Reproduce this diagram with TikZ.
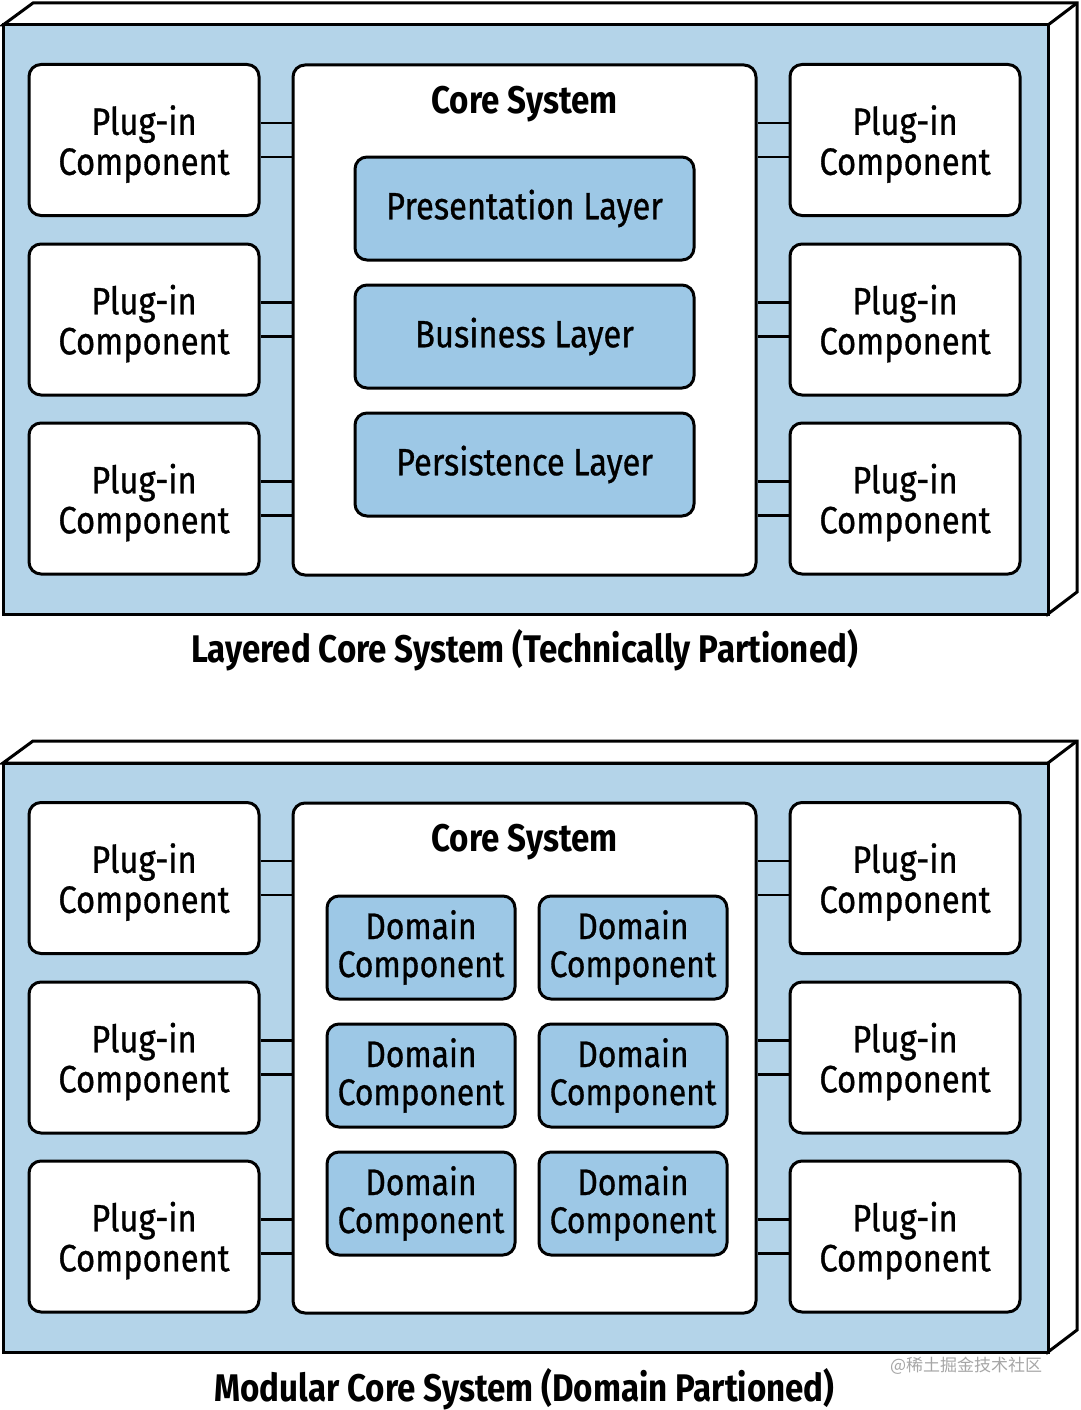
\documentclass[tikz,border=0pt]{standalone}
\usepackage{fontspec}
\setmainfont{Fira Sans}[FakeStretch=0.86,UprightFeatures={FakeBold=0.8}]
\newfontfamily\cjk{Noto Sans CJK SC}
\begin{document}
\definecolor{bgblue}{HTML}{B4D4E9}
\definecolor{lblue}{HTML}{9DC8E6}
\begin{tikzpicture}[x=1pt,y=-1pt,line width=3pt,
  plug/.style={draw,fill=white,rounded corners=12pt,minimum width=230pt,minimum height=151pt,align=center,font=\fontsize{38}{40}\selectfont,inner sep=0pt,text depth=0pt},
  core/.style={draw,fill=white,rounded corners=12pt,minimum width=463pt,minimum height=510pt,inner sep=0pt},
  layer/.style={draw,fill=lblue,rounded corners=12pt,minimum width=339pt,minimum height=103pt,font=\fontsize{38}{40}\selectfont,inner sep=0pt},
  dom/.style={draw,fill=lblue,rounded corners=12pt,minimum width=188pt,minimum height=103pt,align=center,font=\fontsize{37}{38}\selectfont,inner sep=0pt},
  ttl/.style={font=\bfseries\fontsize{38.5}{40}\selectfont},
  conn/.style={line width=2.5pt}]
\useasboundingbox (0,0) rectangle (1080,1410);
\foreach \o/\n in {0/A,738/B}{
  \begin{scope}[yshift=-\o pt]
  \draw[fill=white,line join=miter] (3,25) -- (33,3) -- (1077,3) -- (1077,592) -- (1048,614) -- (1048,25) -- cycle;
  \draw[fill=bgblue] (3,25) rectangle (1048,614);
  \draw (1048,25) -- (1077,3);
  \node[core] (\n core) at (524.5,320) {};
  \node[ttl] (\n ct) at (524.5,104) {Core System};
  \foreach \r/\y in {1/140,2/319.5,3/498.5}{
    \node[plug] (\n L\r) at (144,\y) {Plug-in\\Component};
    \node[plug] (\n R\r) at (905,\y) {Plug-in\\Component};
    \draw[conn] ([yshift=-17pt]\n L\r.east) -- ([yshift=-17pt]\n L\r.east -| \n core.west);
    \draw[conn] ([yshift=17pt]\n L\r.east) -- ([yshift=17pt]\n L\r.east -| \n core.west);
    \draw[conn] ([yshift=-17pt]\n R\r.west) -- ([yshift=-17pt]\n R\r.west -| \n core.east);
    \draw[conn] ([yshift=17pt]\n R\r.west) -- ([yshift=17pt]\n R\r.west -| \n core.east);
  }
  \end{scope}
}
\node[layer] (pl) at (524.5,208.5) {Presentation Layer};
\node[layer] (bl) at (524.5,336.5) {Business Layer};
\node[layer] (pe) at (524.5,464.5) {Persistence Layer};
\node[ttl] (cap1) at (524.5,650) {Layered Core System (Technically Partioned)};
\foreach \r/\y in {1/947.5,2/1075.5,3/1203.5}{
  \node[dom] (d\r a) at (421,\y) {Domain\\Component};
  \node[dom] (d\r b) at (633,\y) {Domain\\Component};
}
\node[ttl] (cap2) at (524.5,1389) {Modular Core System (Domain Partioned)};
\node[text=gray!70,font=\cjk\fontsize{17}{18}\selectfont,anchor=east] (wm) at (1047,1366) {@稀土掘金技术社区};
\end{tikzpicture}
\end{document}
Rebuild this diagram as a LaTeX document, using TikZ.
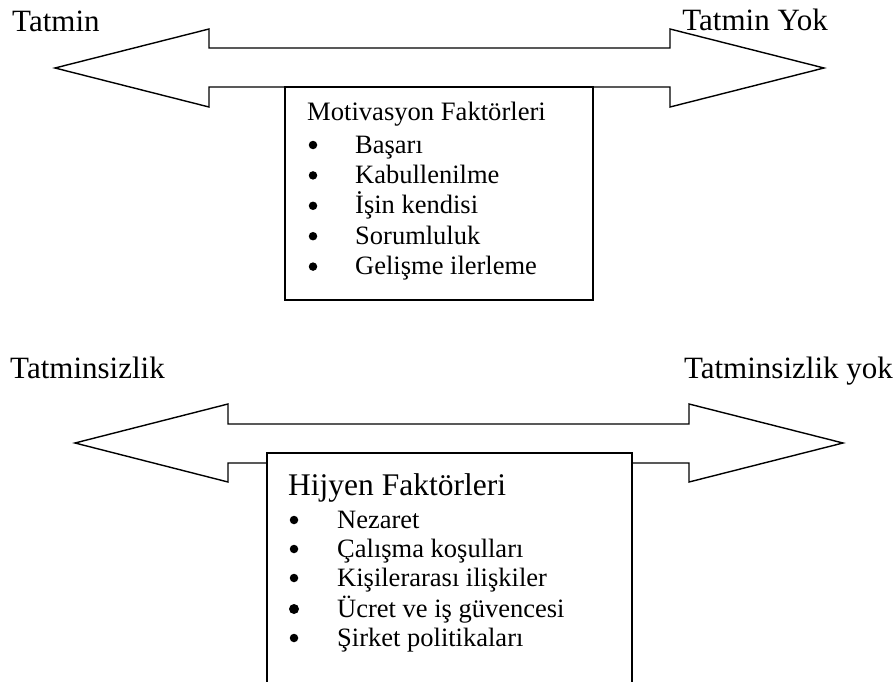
==============================
#### YOUR TASK
Produce an exact copy of each line of data, skipping embedded images.

#### SOLUTION TO THE EXERCISE
Reproduce this diagram with TikZ.
\documentclass[tikz,border=0pt]{standalone}
\usepackage{fontspec}
\setmainfont{Fira Sans}[FakeStretch=0.86,UprightFeatures={FakeBold=0.8}]
\newfontfamily\cjk{Noto Sans CJK SC}
\begin{document}
\definecolor{bgblue}{HTML}{B4D4E9}
\definecolor{lblue}{HTML}{9DC8E6}
\begin{tikzpicture}[x=1pt,y=-1pt,line width=3pt,
  plug/.style={draw,fill=white,rounded corners=12pt,minimum width=230pt,minimum height=151pt,align=center,font=\fontsize{38}{40}\selectfont,inner sep=0pt,text depth=0pt},
  core/.style={draw,fill=white,rounded corners=12pt,minimum width=463pt,minimum height=510pt,inner sep=0pt},
  layer/.style={draw,fill=lblue,rounded corners=12pt,minimum width=339pt,minimum height=103pt,font=\fontsize{38}{40}\selectfont,inner sep=0pt},
  dom/.style={draw,fill=lblue,rounded corners=12pt,minimum width=188pt,minimum height=103pt,align=center,font=\fontsize{37}{38}\selectfont,inner sep=0pt},
  ttl/.style={font=\bfseries\fontsize{38.5}{40}\selectfont},
  conn/.style={line width=2.5pt}]
\useasboundingbox (0,0) rectangle (1080,1410);
\foreach \o/\n in {0/A,738/B}{
  \begin{scope}[yshift=-\o pt]
  \draw[fill=white,line join=miter] (3,25) -- (33,3) -- (1077,3) -- (1077,592) -- (1048,614) -- (1048,25) -- cycle;
  \draw[fill=bgblue] (3,25) rectangle (1048,614);
  \draw (1048,25) -- (1077,3);
  \node[core] (\n core) at (524.5,320) {};
  \node[ttl] (\n ct) at (524.5,104) {Core System};
  \foreach \r/\y in {1/140,2/319.5,3/498.5}{
    \node[plug] (\n L\r) at (144,\y) {Plug-in\\Component};
    \node[plug] (\n R\r) at (905,\y) {Plug-in\\Component};
    \draw[conn] ([yshift=-17pt]\n L\r.east) -- ([yshift=-17pt]\n L\r.east -| \n core.west);
    \draw[conn] ([yshift=17pt]\n L\r.east) -- ([yshift=17pt]\n L\r.east -| \n core.west);
    \draw[conn] ([yshift=-17pt]\n R\r.west) -- ([yshift=-17pt]\n R\r.west -| \n core.east);
    \draw[conn] ([yshift=17pt]\n R\r.west) -- ([yshift=17pt]\n R\r.west -| \n core.east);
  }
  \end{scope}
}
\node[layer] (pl) at (524.5,208.5) {Presentation Layer};
\node[layer] (bl) at (524.5,336.5) {Business Layer};
\node[layer] (pe) at (524.5,464.5) {Persistence Layer};
\node[ttl] (cap1) at (524.5,650) {Layered Core System (Technically Partioned)};
\foreach \r/\y in {1/947.5,2/1075.5,3/1203.5}{
  \node[dom] (d\r a) at (421,\y) {Domain\\Component};
  \node[dom] (d\r b) at (633,\y) {Domain\\Component};
}
\node[ttl] (cap2) at (524.5,1389) {Modular Core System (Domain Partioned)};
\node[text=gray!70,font=\cjk\fontsize{17}{18}\selectfont,anchor=east] (wm) at (1047,1366) {@稀土掘金技术社区};
\end{tikzpicture}
\end{document}
Rebuild this diagram as a LaTeX document, using TikZ.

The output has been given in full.